Despite plenty of corporate pushback, the SEC’s controversial money market reform will be more headache than hardship for corporate investors.
Money market reform in the US has progressed with the speed of a snail on valium. The idea was first floated in 2008 after the Reserve Primary Money Market Fund’s net asset value fell below $1 per share, unexpectedly saddling investors in the “cash-like” instruments with very real losses. The drop triggered a stampede out of money funds and calls in Congress for tighter regulation of the industry.
Seven years later, the Security and Exchange Commission’s hotly contested reform package is set to go live October 14, 2016. The heart of the reform: regulations requiring prime money market funds—highly liquid vehicles that cater to institutional investors—to ditch the stable $1 net asset value for a floating-rate NAV. The change means shareholders in prime funds could lose money—a possibility that tends to undercut the attraction of an investment vehicle long regarded as safe. Major players in the industry, including Fidelity Investments and Federated Investors, have plans to close or convert some of their larger prime funds.
A number of treasurers contacted by Global Finance indicated it’s too soon to tell what the new rules mean for their cash management strategies. One report sees shareholders yanking up to $500 billion from institutional money market funds over the next two years. Says Brad Airing, managing director in the Global Liquidity Investment Solutions group at Bank of America Merrill Lynch: “We expect a change in allocation but not a total abandonment of prime funds.”

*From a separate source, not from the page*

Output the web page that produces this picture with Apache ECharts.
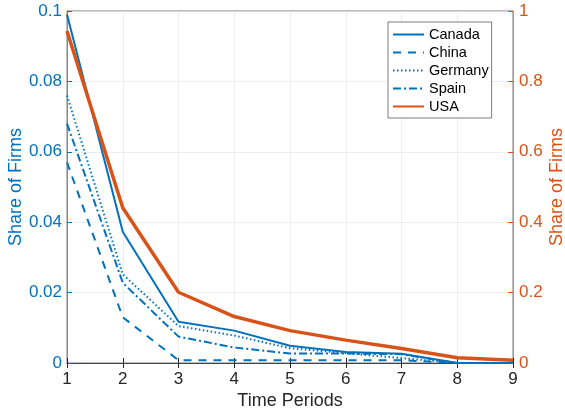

Tony Carfang, former vice president at First National Bank of Chicago and now partner and director of Treasury Strategies, believes some corporations will move a percentage of their cash from prime funds to government funds to avoid a perceived mass exodus in the run-up to October 14.
PRECAUTIONARY TALE
The floating NAV isn’t the only part of new SEC regulations that could spook corporates. To prevent future runs on the funds, the commission green-lit the addition of a 2% redemption charge if the weekly liquidity of a fund falls below 30% of its portfolio value. In addition, funds will be allowed to deploy a gate—that is, suspend redemptions—for 10 days if liquidity drops below the 30% threshold.
The SEC regulations do not actually require money market funds to impose redemption fees— it’s up to fund boards to take those drastic steps. Industry experts also point out that, while a freeze on redemptions lessens the appeal of institutional money funds, other short-term cash management instruments come with similar snares. The auction-rate security market, for one, simply seized up during the financial crisis.
In a scorecard rating the usefulness of cash management instruments before and after financial regulations, Treasury Strategies still ranked prime funds at the top. That said, a fair amount of corporate cash is going into products like certificates of deposit and time deposits. Tom Hunt, a former finance executive at 3M Global Treasury and current director of treasury services at the Association for Financial Professionals, says treasurers are evaluating putting cash into separately managed accounts. “Some are considering running their own money market fund,” he said.
Ultra-short-term bond funds are also on the radar. Typically, they are touted as being akin to cash. But Fitch Ratings noted that many of the 34 funds it researched invested in debt at the lower end of the investment grade scale with more than a third holding junk bonds.
Finance executives and their staffs will need to do their homework before parking money in unfamiliar short-term investment products. Given the new regulations, the same can be said of investing in prime funds. With fund firms shrinking or converting some prime funds into government funds or others, corporate cash allocations could be thrown out of whack.
One fix: revisiting corporate policies to tweak investment guidelines—a pain, but hardly a monumental task. “Money market fund [managers] see it as a bigger deal [than treasurers do].” says Hunt. “Treasurers are taking a wait-and-see approach.”